The Maple School Board on Monday approved giving District Administrator Sara Croney the ability to hire up to two contracted substitute teachers if needed. Last year, the district hired three.

“What we did last year with the three was paid them for a minimum of three days, used them many times all five days, and it was enough to keep us open. And that’s always the goal,” Croney said.

Board Treasurer Adam Landwehr said it worked well last year and asked why they don’t hire contracted substitute teachers every year.

It’s a budget issue, Croney said. Contracted substitutes are paid for three days of work a week — $450 — whether they work all three days or not.

Board member Shari Olson asked if the district could look into setting up an automated system like the one used by Superior to let substitute teachers know the night before they’ll be needed.

The board also gave the green light to district staff who would like to voluntarily donate sick leave days to specific co-workers, providing them with additional days off in the event of the death of a spouse or other need.
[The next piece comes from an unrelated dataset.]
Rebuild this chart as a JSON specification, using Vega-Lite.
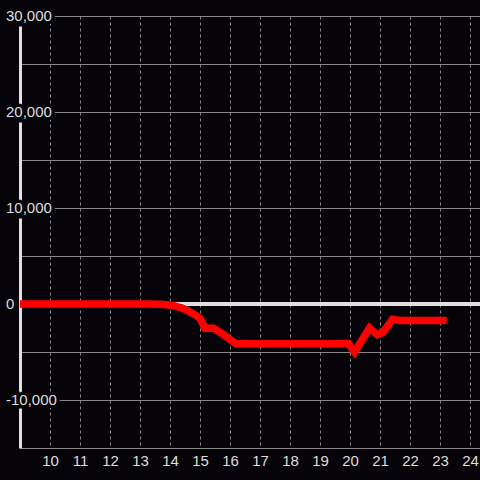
{
  "$schema": "https://vega.github.io/schema/vega-lite/v6.json",
  "width": 460,
  "height": 432,
  "autosize": {"type": "none"},
  "padding": {"left": 20, "top": 16, "right": 0, "bottom": 32},
  "background": "#060409",
  "config": {
    "view": {"stroke": null},
    "axis": {
      "labelFont": "Liberation Sans",
      "labelFontSize": 15,
      "labelColor": "#dddddd",
      "gridColor": "#888888",
      "gridOpacity": 1,
      "gridWidth": 1,
      "ticks": false,
      "tickSize": 0,
      "title": null
    },
    "axisX": {
      "domain": false,
      "grid": true,
      "gridDash": [3, 3],
      "labelPadding": 5,
      "labelFlush": false,
      "labelOverlap": false
    },
    "axisY": {
      "labels": false,
      "domain": true,
      "domainColor": "#e0e0e0",
      "domainWidth": 3,
      "grid": true
    }
  },
  "datasets": {
    "series": [
      {"x": 9, "y": 0},
      {"x": 13.4, "y": 0},
      {"x": 13.8, "y": -50},
      {"x": 14.1, "y": -150},
      {"x": 14.4, "y": -430},
      {"x": 14.6, "y": -720},
      {"x": 14.85, "y": -1150},
      {"x": 15.0, "y": -1500},
      {"x": 15.17, "y": -2520},
      {"x": 15.45, "y": -2520},
      {"x": 15.75, "y": -3100},
      {"x": 16.0, "y": -3700},
      {"x": 16.2, "y": -4150},
      {"x": 19.95, "y": -4150},
      {"x": 20.15, "y": -5000},
      {"x": 20.65, "y": -2500},
      {"x": 20.9, "y": -3200},
      {"x": 21.1, "y": -2950},
      {"x": 21.42, "y": -1600},
      {"x": 21.65, "y": -1720},
      {"x": 23.22, "y": -1720}
    ],
    "yticks": [
      {"v": 30000, "label": "30,000"},
      {"v": 20000, "label": "20,000"},
      {"v": 10000, "label": "10,000"},
      {"v": 0, "label": "0"},
      {"v": -10000, "label": "-10,000"}
    ]
  },
  "layer": [
    {
      "data": {"name": "series"},
      "mark": {"type": "rule", "color": "#e0e0e0", "strokeWidth": 3},
      "encoding": {"y": {"datum": 0, "type": "quantitative", "scale": {"domain": [-15000, 30000], "nice": false, "zero": false}, "axis": {"values": [-15000, -10000, -5000, 0, 5000, 10000, 15000, 20000, 25000, 30000]}}}
    },
    {
      "data": {"name": "series"},
      "mark": {"type": "line", "color": "#ff0000", "strokeWidth": 7.5, "strokeCap": "butt", "strokeJoin": "miter"},
      "encoding": {
        "x": {
          "field": "x",
          "type": "quantitative",
          "scale": {"domain": [9, 24.3333], "nice": false, "zero": false},
          "axis": {"values": [10, 11, 12, 13, 14, 15, 16, 17, 18, 19, 20, 21, 22, 23, 24]}
        },
        "y": {
          "field": "y",
          "type": "quantitative",
          "scale": {"domain": [-15000, 30000], "nice": false, "zero": false},
          "axis": {"values": [-15000, -10000, -5000, 0, 5000, 10000, 15000, 20000, 25000, 30000]}
        }
      }
    },
    {
      "data": {"name": "yticks"},
      "mark": {"type": "text", "align": "left", "baseline": "middle", "dx": -14, "font": "Liberation Sans", "fontSize": 15, "fill": "#060409", "stroke": "#060409", "strokeWidth": 7},
      "encoding": {
        "x": {"datum": 9, "type": "quantitative", "axis": {"values": [10, 11, 12, 13, 14, 15, 16, 17, 18, 19, 20, 21, 22, 23, 24]}},
        "y": {"field": "v", "type": "quantitative", "axis": {"values": [-15000, -10000, -5000, 0, 5000, 10000, 15000, 20000, 25000, 30000]}},
        "text": {"field": "label"}
      }
    },
    {
      "data": {"name": "yticks"},
      "mark": {"type": "text", "align": "left", "baseline": "middle", "dx": -14, "font": "Liberation Sans", "fontSize": 15, "fill": "#dddddd"},
      "encoding": {
        "x": {"datum": 9, "type": "quantitative", "axis": {"values": [10, 11, 12, 13, 14, 15, 16, 17, 18, 19, 20, 21, 22, 23, 24]}},
        "y": {"field": "v", "type": "quantitative", "axis": {"values": [-15000, -10000, -5000, 0, 5000, 10000, 15000, 20000, 25000, 30000]}},
        "text": {"field": "label"}
      }
    }
  ]
}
They approved a change to the employee handbook that would make such donations possible.

“This is a real gift,” board member Brian Johnson said of employees who choose to donate their time.

In other business:

The Maple School Board approved a number of upcoming trips for students involved in wrestling, basketball, marketing, drama and more. The cast and crew of the one-act play, “Bad Auditions by Bad Actors,” will perform the piece for the public at 7 p.m. Tuesday, Nov. 16 in the Northwestern High School auditorium before traveling to state competition in Stevens Point Nov. 18-19.